» Listed entries
● ● ● ●
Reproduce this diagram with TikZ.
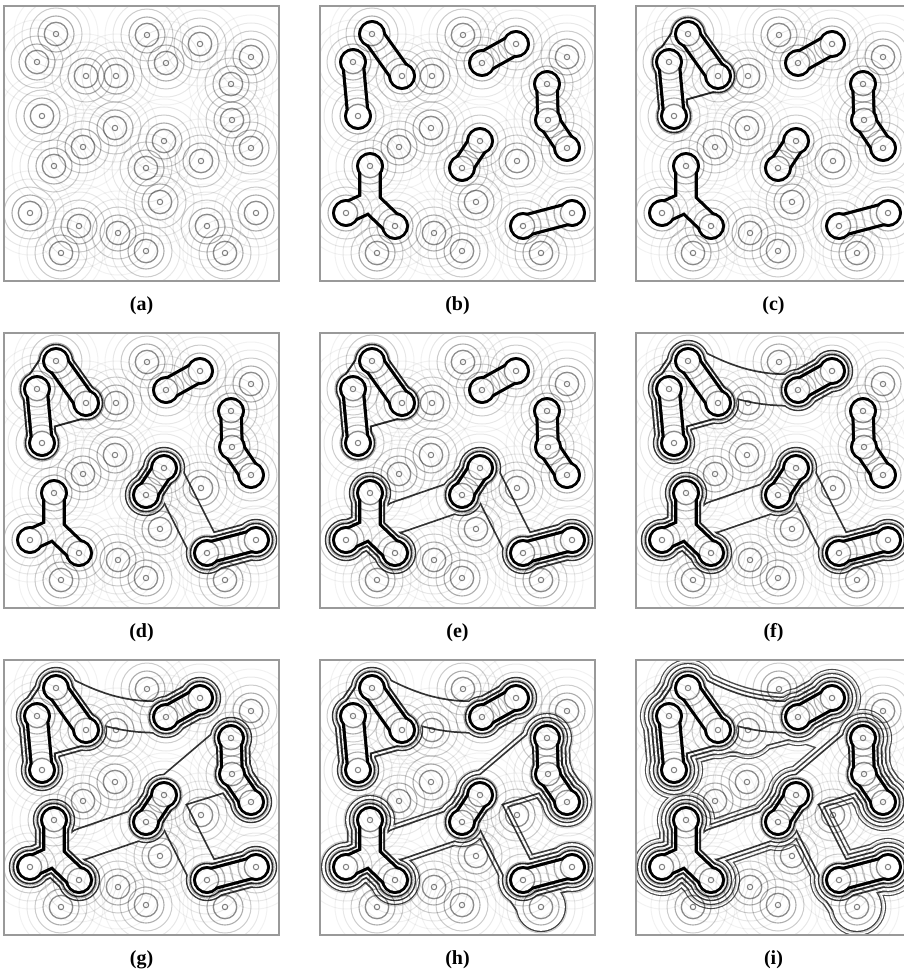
● ● ● ●
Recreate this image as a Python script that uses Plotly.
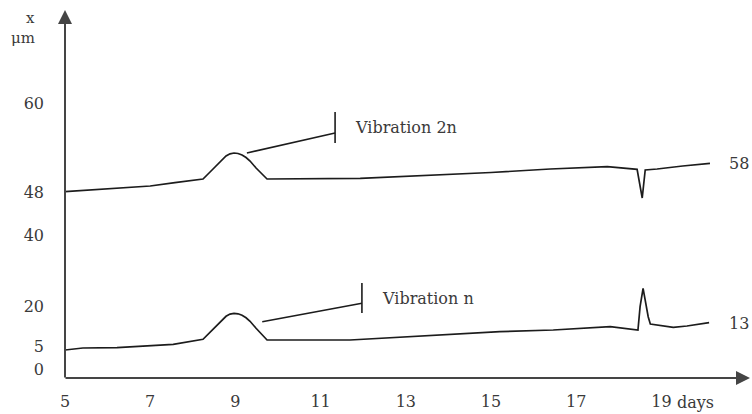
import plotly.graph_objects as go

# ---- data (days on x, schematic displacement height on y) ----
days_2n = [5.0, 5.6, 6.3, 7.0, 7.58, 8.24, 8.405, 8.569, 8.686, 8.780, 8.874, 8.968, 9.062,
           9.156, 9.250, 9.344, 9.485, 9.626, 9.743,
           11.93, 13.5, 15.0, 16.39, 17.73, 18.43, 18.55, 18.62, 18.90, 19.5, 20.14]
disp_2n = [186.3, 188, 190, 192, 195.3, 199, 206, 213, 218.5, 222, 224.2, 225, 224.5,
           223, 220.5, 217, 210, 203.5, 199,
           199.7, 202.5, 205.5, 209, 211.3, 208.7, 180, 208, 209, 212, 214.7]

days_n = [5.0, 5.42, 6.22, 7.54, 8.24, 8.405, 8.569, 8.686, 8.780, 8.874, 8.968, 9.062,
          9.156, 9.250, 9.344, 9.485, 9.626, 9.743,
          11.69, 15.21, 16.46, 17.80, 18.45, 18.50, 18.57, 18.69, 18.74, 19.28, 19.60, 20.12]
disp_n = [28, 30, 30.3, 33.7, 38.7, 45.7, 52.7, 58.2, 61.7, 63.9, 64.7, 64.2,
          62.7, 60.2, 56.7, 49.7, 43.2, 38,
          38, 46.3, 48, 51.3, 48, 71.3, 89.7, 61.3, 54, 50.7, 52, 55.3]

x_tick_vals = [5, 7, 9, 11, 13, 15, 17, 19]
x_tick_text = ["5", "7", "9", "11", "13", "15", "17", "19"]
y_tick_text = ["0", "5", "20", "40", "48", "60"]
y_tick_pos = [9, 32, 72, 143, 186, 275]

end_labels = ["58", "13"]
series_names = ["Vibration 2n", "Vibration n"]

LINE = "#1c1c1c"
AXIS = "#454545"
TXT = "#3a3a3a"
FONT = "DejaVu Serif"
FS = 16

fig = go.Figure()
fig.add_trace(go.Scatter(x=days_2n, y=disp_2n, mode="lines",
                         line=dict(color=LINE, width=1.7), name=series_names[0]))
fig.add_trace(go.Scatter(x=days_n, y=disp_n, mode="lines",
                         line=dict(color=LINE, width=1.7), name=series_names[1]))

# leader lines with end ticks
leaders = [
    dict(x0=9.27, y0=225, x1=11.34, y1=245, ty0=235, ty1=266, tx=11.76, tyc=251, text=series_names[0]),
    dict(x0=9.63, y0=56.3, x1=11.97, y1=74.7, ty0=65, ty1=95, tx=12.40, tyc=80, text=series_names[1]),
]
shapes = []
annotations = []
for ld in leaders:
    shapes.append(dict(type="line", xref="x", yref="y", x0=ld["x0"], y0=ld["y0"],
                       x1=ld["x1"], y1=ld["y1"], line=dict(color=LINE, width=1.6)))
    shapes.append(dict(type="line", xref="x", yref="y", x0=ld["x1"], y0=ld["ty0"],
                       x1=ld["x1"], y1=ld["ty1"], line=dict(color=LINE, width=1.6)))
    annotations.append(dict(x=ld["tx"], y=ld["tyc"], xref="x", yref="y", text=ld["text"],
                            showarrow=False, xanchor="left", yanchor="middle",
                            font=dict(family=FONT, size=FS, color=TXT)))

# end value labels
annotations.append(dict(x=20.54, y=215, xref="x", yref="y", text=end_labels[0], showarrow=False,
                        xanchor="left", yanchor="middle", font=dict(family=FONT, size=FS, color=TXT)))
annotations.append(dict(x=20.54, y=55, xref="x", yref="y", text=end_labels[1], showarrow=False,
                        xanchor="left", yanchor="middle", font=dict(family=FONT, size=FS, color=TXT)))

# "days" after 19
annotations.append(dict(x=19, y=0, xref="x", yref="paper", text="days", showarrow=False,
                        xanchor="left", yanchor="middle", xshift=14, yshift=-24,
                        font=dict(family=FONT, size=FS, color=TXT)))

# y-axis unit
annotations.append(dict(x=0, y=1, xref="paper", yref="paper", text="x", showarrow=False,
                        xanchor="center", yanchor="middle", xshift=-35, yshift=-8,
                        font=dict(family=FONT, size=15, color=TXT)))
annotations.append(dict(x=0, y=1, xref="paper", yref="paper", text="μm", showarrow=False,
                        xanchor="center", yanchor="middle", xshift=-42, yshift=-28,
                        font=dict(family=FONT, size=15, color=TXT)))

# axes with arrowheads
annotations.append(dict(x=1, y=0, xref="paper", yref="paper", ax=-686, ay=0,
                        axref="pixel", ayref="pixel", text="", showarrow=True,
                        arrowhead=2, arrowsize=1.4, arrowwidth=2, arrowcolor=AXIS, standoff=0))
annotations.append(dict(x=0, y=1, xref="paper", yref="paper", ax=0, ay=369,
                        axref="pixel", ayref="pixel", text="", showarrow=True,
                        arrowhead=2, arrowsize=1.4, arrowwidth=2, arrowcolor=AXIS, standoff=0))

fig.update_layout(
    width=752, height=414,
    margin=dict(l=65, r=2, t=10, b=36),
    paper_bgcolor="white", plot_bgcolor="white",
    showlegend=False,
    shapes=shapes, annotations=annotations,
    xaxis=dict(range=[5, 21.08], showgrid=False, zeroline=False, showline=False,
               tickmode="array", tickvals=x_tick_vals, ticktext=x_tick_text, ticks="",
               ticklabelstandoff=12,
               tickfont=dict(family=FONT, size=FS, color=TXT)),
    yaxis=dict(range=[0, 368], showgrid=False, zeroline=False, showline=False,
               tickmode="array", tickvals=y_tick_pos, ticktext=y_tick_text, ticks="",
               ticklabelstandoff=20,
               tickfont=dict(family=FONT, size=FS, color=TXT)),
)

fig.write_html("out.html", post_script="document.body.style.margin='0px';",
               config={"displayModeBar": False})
● ● ● ●
» Task description
Find every line in the records that contains the word "this"; copy those lines.

» Answer
Reproduce this diagram with TikZ.
Recreate this image as a Python script that uses Plotly.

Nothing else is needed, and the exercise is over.